Batter up, step on the scales
Lori Borgman | Monday, July 19, 2010
The
husband has really done it now. The man has lost 15 pounds in four weeks.
I would
never try to take personal credit for the husband’s success, but I might mention
that I had talked to him recently (several hundred times actually) about heart
attack risks. I talked to him about the danger of packing on weight around the
middle, about the fact that he works outside a lot sweating in the heat and
humidity, lugging heavy equipment, and about the fat content of ice cream and
cheese.
Was it
my nagging that motivated him? No. He decided to knock off some weight before
his high school reunion.
You want
to know how he did it, right? For a small weekly fee ($19.99), a special
weight-loss supplement called El Placebo ($49.99), and a DVD of me carping about
weight loss (just send a blank check), I’ll tell you. Just kidding, I’ll tell
you now.
He’s a
man. That’s how he lost weight; men lose weight easier than women. A man
thinks, “I’m going to lose weight now,” and five pounds drop to the floor.

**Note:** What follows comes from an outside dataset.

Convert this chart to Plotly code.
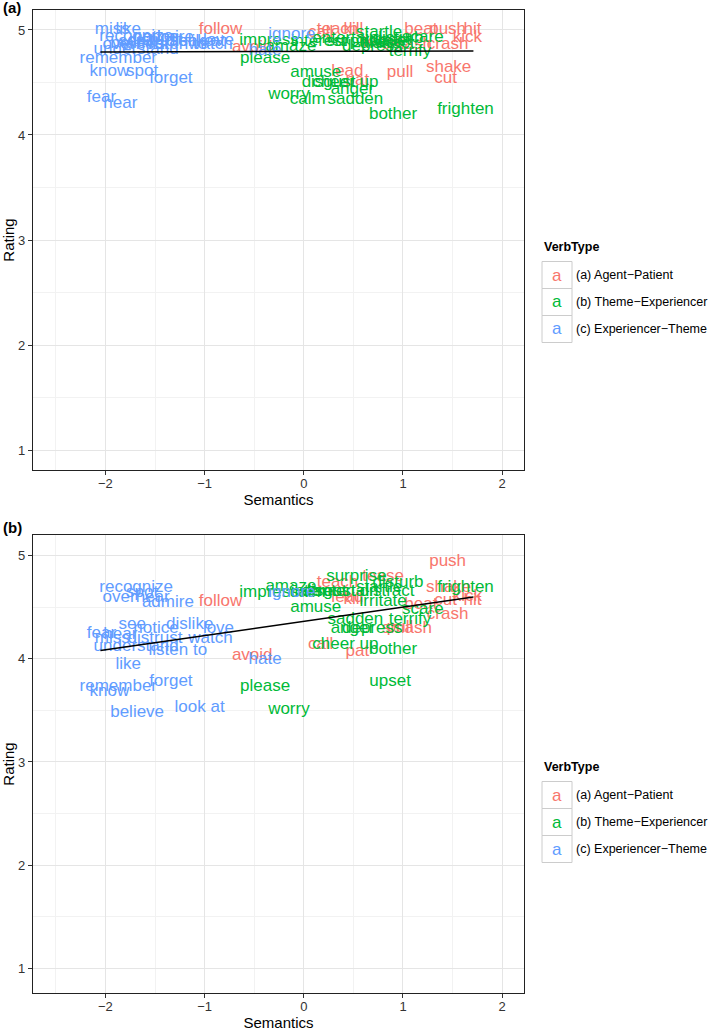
import plotly.graph_objects as go

verb_types = ["(a) Agent\u2212Patient", "(b) Theme\u2212Experiencer", "(c) Experiencer\u2212Theme"]
type_colors = ["#F8766D", "#00BA38", "#619CFF"]

# Agent-Patient verbs
ap_words = ["follow", "avoid", "teach", "kill", "beat", "push", "hit", "kick", "crash",
            "smash", "call", "pat", "tease", "lead", "pull", "shake", "cut"]
ap_sem = [-0.84, -0.52, 0.34, 0.50, 1.18, 1.45, 1.70, 1.65, 1.45,
          1.04, 0.17, 0.54, 0.80, 0.44, 0.97, 1.46, 1.43]
ap_rating_a = [5.00, 4.83, 5.00, 5.00, 5.00, 5.00, 5.00, 4.93, 4.86,
               4.86, 4.97, 4.52, 4.88, 4.60, 4.59, 4.64, 4.54]
ap_rating_b = [4.55, 4.03, 4.74, 4.57, 4.52, 4.94, 4.56, 4.60, 4.43,
               4.29, 4.14, 4.07, 4.80, 4.59, 4.30, 4.69, 4.56]

# Theme-Experiencer verbs
te_words = ["impress", "amaze", "please", "interest", "surprise", "startle", "disturb", "scare",
            "entertain", "distract", "irritate", "depress", "upset", "terrify", "amuse", "worry",
            "calm", "disgust", "cheer up", "anger", "sadden", "bother", "frighten"]
te_sem = [-0.35, -0.13, -0.39, 0.15, 0.53, 0.76, 0.95, 1.20,
          0.42, 0.84, 0.80, 0.69, 0.87, 1.07, 0.12, -0.15,
          0.04, 0.25, 0.42, 0.49, 0.52, 0.90, 1.63]
te_rating_a = [4.90, 4.84, 4.73, 4.89, 4.89, 4.97, 4.92, 4.93,
               4.92, 4.87, 4.89, 4.84, 4.90, 4.79, 4.59, 4.38,
               4.34, 4.50, 4.50, 4.43, 4.34, 4.19, 4.24]
te_rating_b = [4.64, 4.70, 3.73, 4.65, 4.80, 4.69, 4.74, 4.48,
               4.65, 4.65, 4.55, 4.29, 3.78, 4.38, 4.49, 3.51,
               4.64, 4.65, 4.14, 4.29, 4.38, 4.09, 4.69]

# Experiencer-Theme verbs
et_words = ["recognize", "overhear", "spot", "admire", "see", "notice", "dislike", "love",
            "fear", "hear", "distrust", "watch", "understand", "listen to", "like", "hate",
            "forget", "remember", "know", "believe", "look at", "ignore", "miss"]
et_sem = [-1.69, -1.69, -1.63, -1.37, -1.73, -1.49, -1.15, -0.86,
          -2.04, -1.85, -1.50, -0.94, -1.69, -1.27, -1.77, -0.39,
          -1.34, -1.87, -1.96, -1.68, -1.05, -0.12, -1.93]
et_rating_a = [4.94, 4.86, 4.60, 4.93, 4.89, 4.93, 4.89, 4.90,
               4.35, 4.30, 4.90, 4.86, 4.81, 4.86, 5.00, 4.80,
               4.54, 4.73, 4.60, 4.87, 4.89, 4.95, 5.00]
et_rating_b = [4.69, 4.59, 4.64, 4.54, 4.33, 4.29, 4.33, 4.29,
               4.24, 4.23, 4.19, 4.19, 4.12, 4.08, 3.94, 3.99,
               3.78, 3.73, 3.68, 3.48, 3.53, 4.64, 4.19]

# fitted lines
fit_sem = [-2.05, 1.71]
fit_rating_a = [4.79, 4.80]
fit_rating_b = [4.08, 4.60]

W, H = 709, 1034
FONT = "Liberation Sans, Arial, sans-serif"

fig = go.Figure()

groups = [(ap_words, ap_sem, ap_rating_a, ap_rating_b),
          (te_words, te_sem, te_rating_a, te_rating_b),
          (et_words, et_sem, et_rating_a, et_rating_b)]

for panel, (xa, ya) in enumerate([("x", "y"), ("x2", "y2")]):
    for i, (words, sem, ra, rb) in enumerate(groups):
        fig.add_trace(go.Scatter(
            x=sem, y=ra if panel == 0 else rb, text=words, mode="text",
            textposition="middle center",
            textfont=dict(family=FONT, size=17, color=type_colors[i]),
            xaxis=xa, yaxis=ya, showlegend=False, hoverinfo="skip"))
    fig.add_trace(go.Scatter(
        x=fit_sem, y=fit_rating_a if panel == 0 else fit_rating_b, mode="lines",
        line=dict(color="black", width=1.5), xaxis=xa, yaxis=ya,
        showlegend=False, hoverinfo="skip"))


def px(x):
    return x / W


def py(y):
    return 1 - y / H


xax = dict(range=[-2.73, 2.22], tickvals=[-2, -1, 0, 1, 2], showgrid=True,
           gridcolor="#E5E5E5", gridwidth=1, zeroline=False, automargin=False,
           minor=dict(dtick=0.5, showgrid=True, gridcolor="#F2F2F2", gridwidth=1),
           showline=True, mirror=True, linecolor="#222", linewidth=1.2,
           ticks="outside", ticklen=4, tickcolor="#333", ticklabelstandoff=-3,
           tickfont=dict(family=FONT, size=13, color="#333"),
           title=dict(text="Semantics", font=dict(family=FONT, size=15, color="#000"), standoff=1))
yax = dict(tickvals=[1, 2, 3, 4, 5], showgrid=True, gridcolor="#E5E5E5", gridwidth=1,
           zeroline=False, automargin=False,
           minor=dict(dtick=0.5, showgrid=True, gridcolor="#F2F2F2", gridwidth=1),
           showline=True, mirror=True, linecolor="#222", linewidth=1.2,
           ticks="outside", ticklen=4, tickcolor="#333",
           tickfont=dict(family=FONT, size=13, color="#333"),
           title=dict(text="Rating", font=dict(family=FONT, size=15, color="#000"), standoff=6))

fig.update_layout(
    width=W, height=H, margin=dict(l=0, r=0, t=0, b=0),
    paper_bgcolor="white", plot_bgcolor="white", showlegend=False,
    xaxis=dict(xax, domain=[px(33), px(524)], anchor="y"),
    yaxis=dict(yax, range=[0.81, 5.19], domain=[py(470), py(10)], anchor="x"),
    xaxis2=dict(xax, domain=[px(33), px(524)], anchor="y2"),
    yaxis2=dict(yax, range=[0.76, 5.2], domain=[py(993), py(535)], anchor="x2"),
)

shapes = []
annotations = []
for label, ly in [("(a)", 8), ("(b)", 527)]:
    annotations.append(dict(x=px(1), y=py(ly), xref="paper", yref="paper", text="<b>" + label + "</b>",
                            showarrow=False, xanchor="left", yanchor="middle",
                            font=dict(family=FONT, size=15, color="#000")))

for top in [247, 767]:
    annotations.append(dict(x=px(542), y=py(top), xref="paper", yref="paper", text="<b>VerbType</b>",
                            showarrow=False, xanchor="left", yanchor="middle",
                            font=dict(family=FONT, size=12.5, color="#000")))
    for i, name in enumerate(verb_types):
        cy = top + 28 + i * 27
        shapes.append(dict(type="rect", xref="paper", yref="paper",
                           x0=px(542), x1=px(572), y0=py(cy - 13.5), y1=py(cy + 13.5),
                           line=dict(color="#CCCCCC", width=1), fillcolor="white"))
        annotations.append(dict(x=px(557), y=py(cy), xref="paper", yref="paper", text="a",
                                showarrow=False, xanchor="center", yanchor="middle",
                                font=dict(family=FONT, size=17, color=type_colors[i])))
        annotations.append(dict(x=px(574), y=py(cy), xref="paper", yref="paper", text=name,
                                showarrow=False, xanchor="left", yanchor="middle",
                                font=dict(family=FONT, size=12.5, color="#000")))

fig.update_layout(shapes=shapes, annotations=annotations)

# drop the default 8px body margin so the figure fills the window exactly
fig.write_html("out.html", config={"displayModeBar": False},
               post_script="document.body.style.margin='0';")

A woman thinks, “I’m going to lose weight now” and her phone rings. She is
asked to make brownies for a social function and dutifully says yes.
She goes into the kitchen, mixes up brownie batter and licks the beater,
hoping that no one is watching. She pours the batter into the pan and wipes the
spatula clean with her finger, which goes directly into her mouth. She is about
to wash the mixing bowl but sees traces of batter clinging to the sides. Waste
not, want not.
Thirty-five minutes later, she takes the brownies out of the oven. They look
good, but they would look even better frosted. She mixes up that fabulous recipe
for chocolate frosting on the back of the Hershey’s cocoa can. She has no choice
but to repeatedly test the frosting for consistency.
She frosts the brownies and thinks what they could really use are some
chopped nuts. And toasted coconut. She tests the nuts for freshness and the
coconut for toastedness.
The brownies look nice in the pan but she decides they would look superb on a
platter. She cuts them into serving portions, gathering excess frosted brownie
with each drag of the knife. This brownie excess is deposited on a small plate
for someone else to enjoy, but she devours it herself within seconds.
And then disaster strikes. Two brownies break on their way out of the pan.
Since the brownies are broken, each piece is now smaller than a regular serving,
meaning the calories are smaller, too, so she eats those as well.
The next morning the woman steps on the scale and screams, “Men! They have it
so easy!”
And that is how the husband lost weight – because he is a man and not a
woman.
I refuse to believe it had anything to do with the fact that he cut out all
eating between meals, ate smaller portion sizes, reduced the many glasses of
milk he drank each day and eliminated all desserts with the exception of
45-calorie frozen fruit bars.
Believe what you want. Just don’t ask me to make brownies.